"Retransmission consent" is a decades-old issue in the cable TV business. Basically, the issue is what entities must do if they relay a broadcast TV signal, without altering the contentof the transmission.
Ivi is a service that lets users watch live television on the Internet. But ivi has not sought permission to do so from over-the-air broadcasters, nor has it paid retransmission fees.
Ivi believes it can do so because ivi does not change the original signal in any way. For a premium, ivi offers DVR “time sifting” features such as pause, rewind, and fast forward, though.
Ivi currently streams programs from New York and Seattle affiliates of ABC, CBS, NBC, Fox, and a few other networks.
Broadcasters and copyright owners (including the major networks and Major League Baseball) have filed a lawsuit against ivi in New York federal court on September 28, as you might have expected.
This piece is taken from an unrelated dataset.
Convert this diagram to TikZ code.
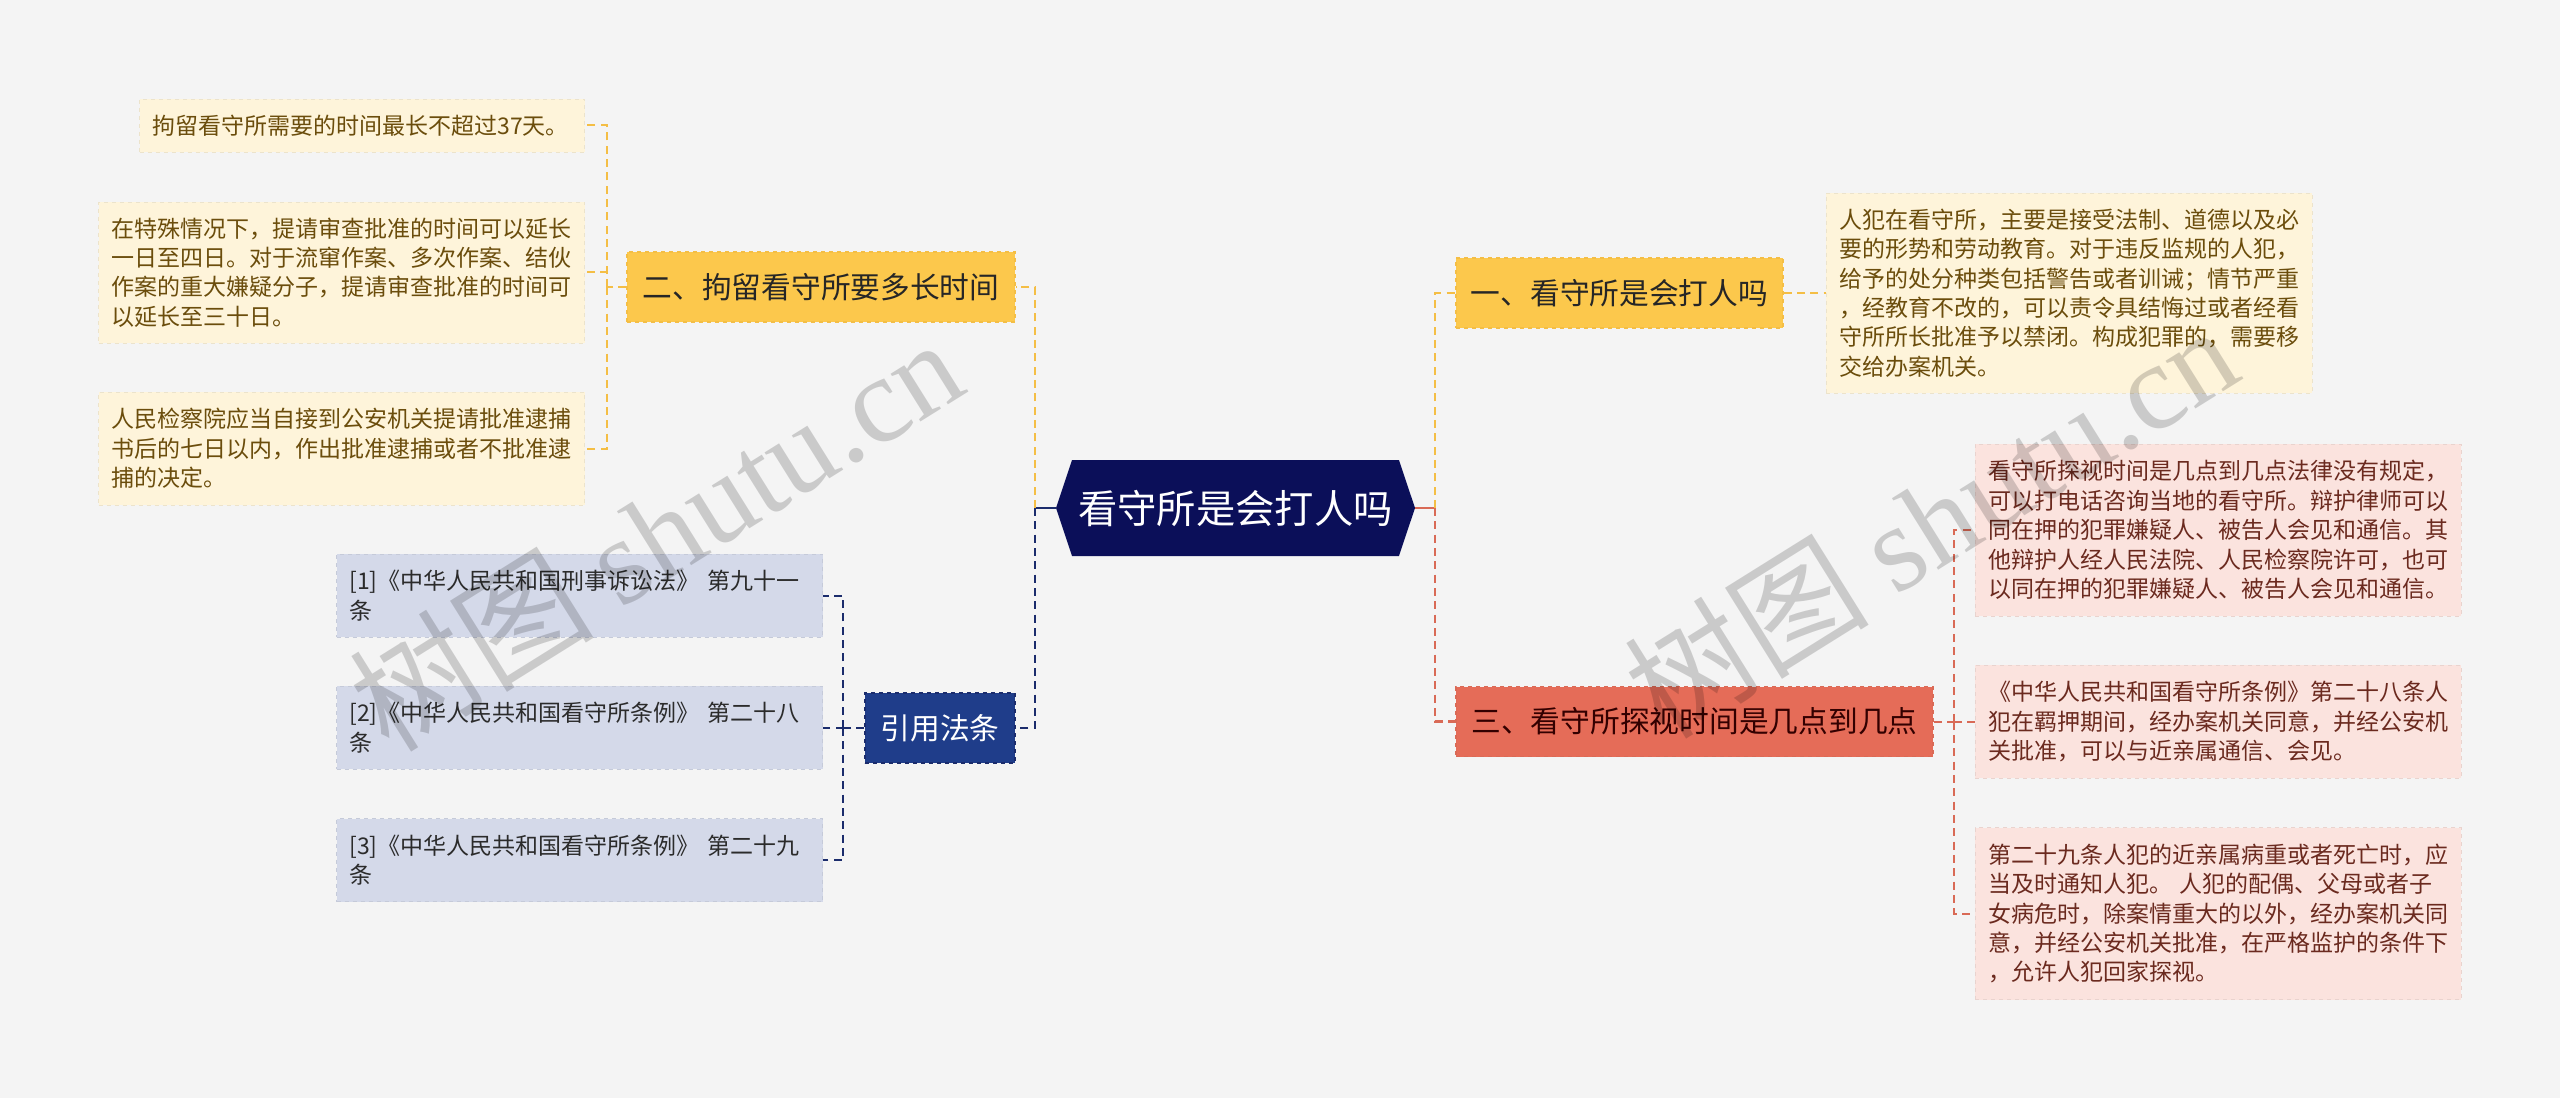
\documentclass[tikz,border=0pt]{standalone}
\usepackage{fontspec}
\setmainfont{Noto Sans CJK SC}
\newfontfamily\wmlatin{Liberation Serif}
\usetikzlibrary{shapes.symbols}

\definecolor{bgpage}{HTML}{F4F4F4}
\definecolor{rootnavy}{HTML}{0B0F59}
\definecolor{sunyel}{HTML}{FCC84C}
\definecolor{sunline}{HTML}{F4BE45}
\definecolor{coral}{HTML}{E56C58}
\definecolor{coralline}{HTML}{D96A56}
\definecolor{refblue}{HTML}{1F3D8A}
\definecolor{refline}{HTML}{1B2C6C}
\definecolor{creambox}{HTML}{FEF4DA}
\definecolor{creamtext}{HTML}{6B4D0C}
\definecolor{pinkbox}{HTML}{FBE3DE}
\definecolor{pinktext}{HTML}{6B2A1F}
\definecolor{refbox}{HTML}{D4D9E9}
\definecolor{reftext}{HTML}{2B2B2B}

\begin{document}
\begin{tikzpicture}[x=0.75pt,y=-0.75pt,
  rootshape/.style={signal, signal to=east and west, signal pointer angle=143,
    fill=rootnavy, text=white, inner sep=0pt,
    minimum width=269.25pt, minimum height=72pt,
    font=\fontsize{29.5}{32}\selectfont},
  branchbox/.style={rectangle, dashed, line width=1pt, inner sep=0pt,
    minimum height=52.5pt, font=\fontsize{22.3}{26}\selectfont},
  leafbox/.style={rectangle, dashed, line width=0.6pt, inner xsep=9.5pt, inner ysep=4pt,
    text width=345.5pt, align=left, font=\fontsize{17.25}{22.1}\selectfont},
  creamleaf/.style={leafbox, fill=creambox, draw=creambox!93!black, text=creamtext},
  pinkleaf/.style={leafbox, fill=pinkbox, draw=pinkbox!93!black, text=pinktext},
  refleaf/.style={leafbox, fill=refbox, draw=refbox!93!black, text=reftext},
  stub/.style={line width=2.2pt},
  mainlink/.style={line width=2.2pt, dash pattern=on 6pt off 4pt},
  leaflink/.style={line width=1.5pt, dash pattern=on 6pt off 4pt},
  wmark/.style={text=black, text opacity=0.17, rotate=32,
    font=\fontsize{92}{96}\selectfont}]

% Canvas, same size as the original export.
\useasboundingbox (0,0) rectangle (2560,1098);
\fill[bgpage] (0,0) rectangle (2560,1098);

% Central topic.
\node[rootshape] (root) at (1235.5,508) {看守所是会打人吗};

% First-level topics.
\node[branchbox, fill=sunyel, draw=sunline, text=black!85, minimum width=291pt] (hold) at (821,287) {二、拘留看守所要多长时间};
\node[branchbox, fill=refblue, draw=refline, text=white, minimum width=112.5pt] (cite) at (940,728) {引用法条};
\node[branchbox, fill=sunyel, draw=sunline, text=black!85, minimum width=245.25pt] (beat) at (1619.5,293) {一、看守所是会打人吗};
\node[branchbox, fill=coral, draw=coralline, text=black!80!red, minimum width=357.75pt] (visit) at (1694.5,721.5) {三、看守所探视时间是几点到几点};

% Detention-time notes (left, top).
\node[creamleaf, anchor=east, text width=314.75pt, minimum height=39.75pt] (hold-a) at (585,125.5) {拘留看守所需要的时间最长不超过37天。};
\node[creamleaf, anchor=east, minimum height=105.75pt] (hold-b) at (585,272.5) {在特殊情况下，提请审查批准的时间可以延长\\一日至四日。对于流窜作案、多次作案、结伙\\作案的重大嫌疑分子，提请审查批准的时间可\\以延长至三十日。};
\node[creamleaf, anchor=east, minimum height=84.75pt] (hold-c) at (585,448.5) {人民检察院应当自接到公安机关提请批准逮捕\\书后的七日以内，作出批准逮捕或者不批准逮\\捕的决定。};

% Cited articles (left, bottom).
\node[refleaf, anchor=east, minimum height=62.25pt] (cite-1) at (823,595.5) {[1]《中华人民共和国刑事诉讼法》~第九十一\\条};
\node[refleaf, anchor=east, minimum height=62.25pt] (cite-2) at (823,727.5) {[2]《中华人民共和国看守所条例》~第二十八\\条};
\node[refleaf, anchor=east, minimum height=62.25pt] (cite-3) at (823,860) {[3]《中华人民共和国看守所条例》~第二十九\\条};

% Right-hand notes.
\node[creamleaf, anchor=west, minimum height=150pt] (beat-a) at (1826,293) {人犯在看守所，主要是接受法制、道德以及必\\要的形势和劳动教育。对于违反监规的人犯，\\给予的处分种类包括警告或者训诫；情节严重\\，经教育不改的，可以责令具结悔过或者经看\\守所所长批准予以禁闭。构成犯罪的，需要移\\交给办案机关。};
\node[pinkleaf, anchor=west, minimum height=129pt] (visit-a) at (1975,530) {看守所探视时间是几点到几点法律没有规定，\\可以打电话咨询当地的看守所。辩护律师可以\\同在押的犯罪嫌疑人、被告人会见和通信。其\\他辩护人经人民法院、人民检察院许可，也可\\以同在押的犯罪嫌疑人、被告人会见和通信。};
\node[pinkleaf, anchor=west, minimum height=84.75pt] (visit-b) at (1975,721.5) {《中华人民共和国看守所条例》第二十八条人\\犯在羁押期间，经办案机关同意，并经公安机\\关批准，可以与近亲属通信、会见。};
\node[pinkleaf, anchor=west, minimum height=129pt] (visit-c) at (1975,913.5) {第二十九条人犯的近亲属病重或者死亡时，应\\当及时通知人犯。~人犯的配偶、父母或者子\\女病危时，除案情重大的以外，经办案机关同\\意，并经公安机关批准，在严格监护的条件下\\，允许人犯回家探视。};

% Junction points.
\coordinate (lj) at (1035,508);
\coordinate (rj) at (1435,508);
\coordinate (hj) at (607,287);
\coordinate (cj) at (843,728);
\coordinate (vj) at (1954,721.5);

% Root to first level.
\draw[stub, refline] (root.west) -- (lj);
\draw[stub, coralline] (root.east) -- (rj);
\draw[mainlink, sunline] (lj) |- (hold.east);
\draw[mainlink, refline] (lj) |- (cite.east);
\draw[mainlink, sunline] (rj) |- (beat.west);
\draw[mainlink, coralline] (rj) |- (visit.west);

% First level to notes.
\draw[leaflink, sunline] (hold.west) -- (hj);
\foreach \leaf in {hold-a,hold-b,hold-c}
  \draw[leaflink, sunline] (hj) |- (\leaf.east);
\draw[leaflink, refline] (cite.west) -- (cj);
\foreach \leaf in {cite-1,cite-2,cite-3}
  \draw[leaflink, refline] (cj) |- (\leaf.east);
\draw[leaflink, sunline] (beat.east) -- (beat-a.west);
\draw[leaflink, coralline] (visit.east) -- (vj);
\foreach \leaf in {visit-a,visit-b,visit-c}
  \draw[leaflink, coralline] (vj) |- (\leaf.west);

% Watermarks.
\node[wmark] (wm-left) at (655,533) {树图 {\wmlatin shutu.cn}};
\node[wmark] (wm-right) at (1930,520) {树图 {\wmlatin shutu.cn}};
\end{tikzpicture}
\end{document}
Ivi has pegged its legal hopes on the “passive carrier exemption.”
The exemption makes it lawful to retransmit a transmission intended for the public so long as the retransmitter lacks control over the content of the original transmission or over the recipients of the retransmission.
Ivi believes that by retransmitting freely-available, over-the-air broadcasts and offering basic DVR-like services, it is nothing more than a passive carrier and exempt from copyright liability.
An unfavorable ruling will kill ivi; a favorable ruling would add just a bit more pressure on the rest of the video ecosystem. But most of the best programming these days is "cable only," and in a different legal and regulatory category.